The narrative from the previous post outlines my basic model for how growth works. For a typical skill, be it running cross country or solving Rubik’s cubes or engaging in mathematical research, return on investment follows a curve like this:

In the first stage, growth is fast and cheap. The core fundamentals are the easiest to pick up and best documented. Adepts willing and able to mentor novices are plenty. As the weakest one of the group, you’re no threat to anybody’s status (excepting, perhaps, the second weakest one, but they’re in no position to do anything to you).

This is the regime where the 80/20 principle holds: 80% of the absolute value in the activity is picked up with only 20% of the effort, applied with discernment. Most members in any community are novices somewhere in this first stage, enjoying the immediate gratification of visible gains while lacking the stomach for serious investment.

The gains here are absolute in nature. You might not garner any attention for picking up jogging, but your sleep apnea clears up. You might not win any money playing a game, but you become competent enough to enjoy it and be able to appreciate professional play. You might not prove any new theorems taking undergraduate math classes, but you finally understand how to calculate expected value and stop getting duped by slot-machines.

In the second stage, there is a long plateau, a “wall” that most people hit when the newbie gains fall off and serious commitment or exceptional talent seem necessary to progress.

Past the fundamentals, there exist conflicting and ambiguous schools of thought on how to progress to experthood. The athlete is told to follow three different diets by three different nutritionists. Long debates are held about which chapters of Hartshorne are mandatory to truly learn algebraic geometry. The single-digit-kyu Go player is told to focus on opening, on fighting, on life-and-death problems, on endgame, and each is apparently vitally important and the one true path to greatness.

Months of physical time are spent to see small improvements that have no practical impact on your life: whether you run a 9 minute mile or a 6 minute mile, the only thing you’ll win is a participation ribbon. You blog for years only to see your readership jump from dozens to hundreds. You practice your craft doggedly and jump from the worst surgeon in the hospital to the second-best, but when it comes time for their heart transplants, the billionaires still pass you by to wait in line for that star surgeon.

In the third stage, absolute improvements get even slower, but you finally hit a level of mastery where positional, or relative, gains kick in. And my, do they kick in fast.

You become one of the top players in your cohort, and people start to notice you. Coaches give you special treatment, you win minor awards, get sent to training camps, participate in more rarified cohorts.

You have a renewed and enormous motivation to improve: every tiny absolute improvement could move you up one giant discrete ranking. Jumping from the 11th best-selling author to the 10th doubles your book sales. Shaving a couple seconds off your personal best means a new state record and a full ride to college. Writing one additional paper in graduate school edges out the next candidate to land you the fancy fellowship that keeps your academia dreams alive.

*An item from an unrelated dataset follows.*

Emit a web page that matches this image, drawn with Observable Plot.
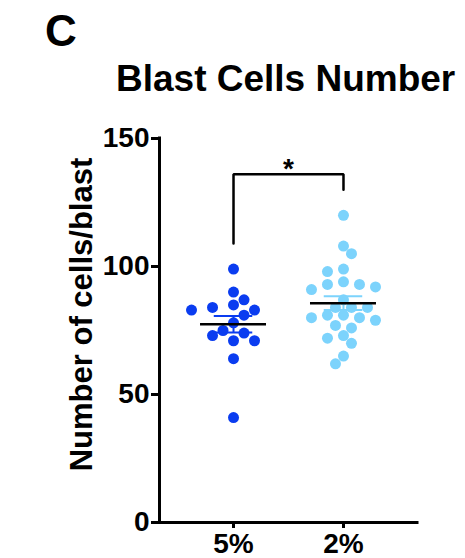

And look, the divide between the second and third stages is not just a shallow artifact of human status regulation. It’s an essential feature of the collaborative optimization problems we face all the time. As long as people work in teams and specialize according to their relative advantage, an individual hardly contributes in a given dimension unless they are the best or nearly so.

Look at it this way: if eight college friends are taking a road trip through gravelly mountain roads, the best driver is going to drive the van most of the time, and the second best driver might help pick up some slack. How well these two drive is dreadfully important, but as for the other six – it makes not a wit of difference if they even have licenses. Everyone in that van is incentivized to pour their resources into helping that best driver become even more skilled.